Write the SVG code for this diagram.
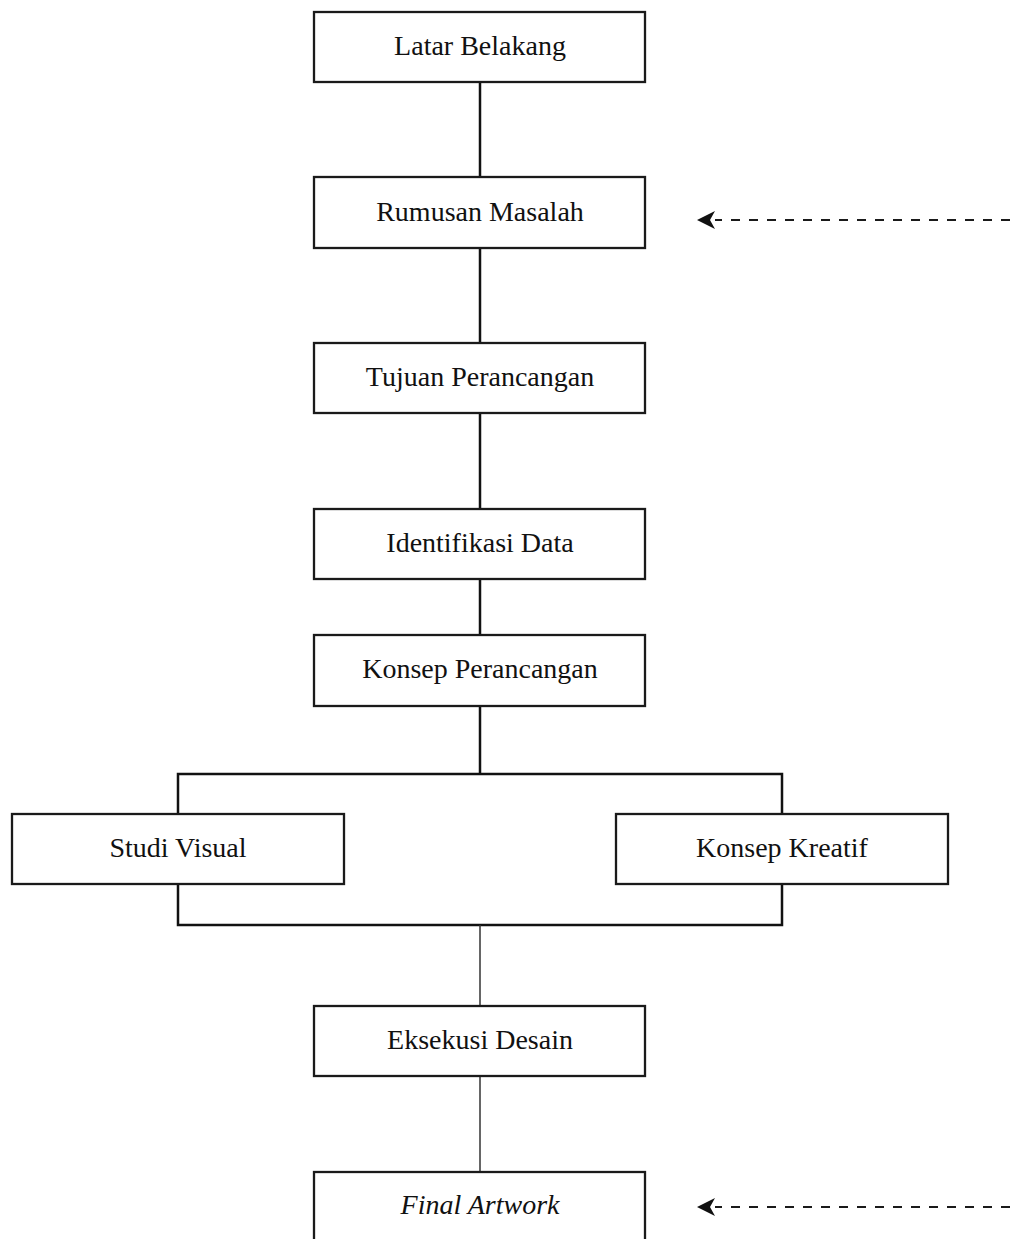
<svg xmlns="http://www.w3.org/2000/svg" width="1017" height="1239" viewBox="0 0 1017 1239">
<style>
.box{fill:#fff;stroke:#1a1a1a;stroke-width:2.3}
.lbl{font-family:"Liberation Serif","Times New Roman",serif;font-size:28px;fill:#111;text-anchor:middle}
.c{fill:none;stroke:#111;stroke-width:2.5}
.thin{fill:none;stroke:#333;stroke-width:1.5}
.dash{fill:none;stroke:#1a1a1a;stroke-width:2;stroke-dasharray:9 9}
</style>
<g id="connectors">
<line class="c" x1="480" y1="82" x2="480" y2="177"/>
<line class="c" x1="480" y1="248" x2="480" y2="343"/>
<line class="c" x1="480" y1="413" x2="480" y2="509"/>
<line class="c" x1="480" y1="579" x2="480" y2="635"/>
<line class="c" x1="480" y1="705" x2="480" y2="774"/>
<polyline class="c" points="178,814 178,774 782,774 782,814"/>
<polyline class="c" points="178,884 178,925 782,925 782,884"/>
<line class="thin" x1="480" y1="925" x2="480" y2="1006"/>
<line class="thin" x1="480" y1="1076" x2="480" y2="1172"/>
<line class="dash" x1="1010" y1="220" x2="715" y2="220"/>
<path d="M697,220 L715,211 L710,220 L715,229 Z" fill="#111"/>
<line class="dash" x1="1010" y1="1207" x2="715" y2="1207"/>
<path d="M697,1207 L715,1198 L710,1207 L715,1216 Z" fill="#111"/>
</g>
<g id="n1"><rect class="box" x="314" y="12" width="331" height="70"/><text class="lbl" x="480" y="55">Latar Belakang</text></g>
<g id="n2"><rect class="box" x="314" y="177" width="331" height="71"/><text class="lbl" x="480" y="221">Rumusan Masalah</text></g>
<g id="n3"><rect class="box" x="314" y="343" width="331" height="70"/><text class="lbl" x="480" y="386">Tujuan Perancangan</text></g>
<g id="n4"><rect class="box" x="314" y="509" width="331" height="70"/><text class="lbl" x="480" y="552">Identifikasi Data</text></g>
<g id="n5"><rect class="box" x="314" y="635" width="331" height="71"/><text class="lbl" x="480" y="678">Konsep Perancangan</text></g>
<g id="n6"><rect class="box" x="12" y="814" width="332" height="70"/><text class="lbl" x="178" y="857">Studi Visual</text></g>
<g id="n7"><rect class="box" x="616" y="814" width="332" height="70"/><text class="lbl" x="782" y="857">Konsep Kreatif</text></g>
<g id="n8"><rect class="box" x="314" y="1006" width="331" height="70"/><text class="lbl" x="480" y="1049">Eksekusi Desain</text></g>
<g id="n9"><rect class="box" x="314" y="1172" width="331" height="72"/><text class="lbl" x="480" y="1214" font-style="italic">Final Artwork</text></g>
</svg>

+++

EXERCISE DIRECTIONS:
Every line should be retyped exactly, with the pictures omitted.

FINISHED TASK:
Write the SVG code for this diagram.
<svg xmlns="http://www.w3.org/2000/svg" width="1017" height="1239" viewBox="0 0 1017 1239">
<style>
.box{fill:#fff;stroke:#1a1a1a;stroke-width:2.3}
.lbl{font-family:"Liberation Serif","Times New Roman",serif;font-size:28px;fill:#111;text-anchor:middle}
.c{fill:none;stroke:#111;stroke-width:2.5}
.thin{fill:none;stroke:#333;stroke-width:1.5}
.dash{fill:none;stroke:#1a1a1a;stroke-width:2;stroke-dasharray:9 9}
</style>
<g id="connectors">
<line class="c" x1="480" y1="82" x2="480" y2="177"/>
<line class="c" x1="480" y1="248" x2="480" y2="343"/>
<line class="c" x1="480" y1="413" x2="480" y2="509"/>
<line class="c" x1="480" y1="579" x2="480" y2="635"/>
<line class="c" x1="480" y1="705" x2="480" y2="774"/>
<polyline class="c" points="178,814 178,774 782,774 782,814"/>
<polyline class="c" points="178,884 178,925 782,925 782,884"/>
<line class="thin" x1="480" y1="925" x2="480" y2="1006"/>
<line class="thin" x1="480" y1="1076" x2="480" y2="1172"/>
<line class="dash" x1="1010" y1="220" x2="715" y2="220"/>
<path d="M697,220 L715,211 L710,220 L715,229 Z" fill="#111"/>
<line class="dash" x1="1010" y1="1207" x2="715" y2="1207"/>
<path d="M697,1207 L715,1198 L710,1207 L715,1216 Z" fill="#111"/>
</g>
<g id="n1"><rect class="box" x="314" y="12" width="331" height="70"/><text class="lbl" x="480" y="55">Latar Belakang</text></g>
<g id="n2"><rect class="box" x="314" y="177" width="331" height="71"/><text class="lbl" x="480" y="221">Rumusan Masalah</text></g>
<g id="n3"><rect class="box" x="314" y="343" width="331" height="70"/><text class="lbl" x="480" y="386">Tujuan Perancangan</text></g>
<g id="n4"><rect class="box" x="314" y="509" width="331" height="70"/><text class="lbl" x="480" y="552">Identifikasi Data</text></g>
<g id="n5"><rect class="box" x="314" y="635" width="331" height="71"/><text class="lbl" x="480" y="678">Konsep Perancangan</text></g>
<g id="n6"><rect class="box" x="12" y="814" width="332" height="70"/><text class="lbl" x="178" y="857">Studi Visual</text></g>
<g id="n7"><rect class="box" x="616" y="814" width="332" height="70"/><text class="lbl" x="782" y="857">Konsep Kreatif</text></g>
<g id="n8"><rect class="box" x="314" y="1006" width="331" height="70"/><text class="lbl" x="480" y="1049">Eksekusi Desain</text></g>
<g id="n9"><rect class="box" x="314" y="1172" width="331" height="72"/><text class="lbl" x="480" y="1214" font-style="italic">Final Artwork</text></g>
</svg>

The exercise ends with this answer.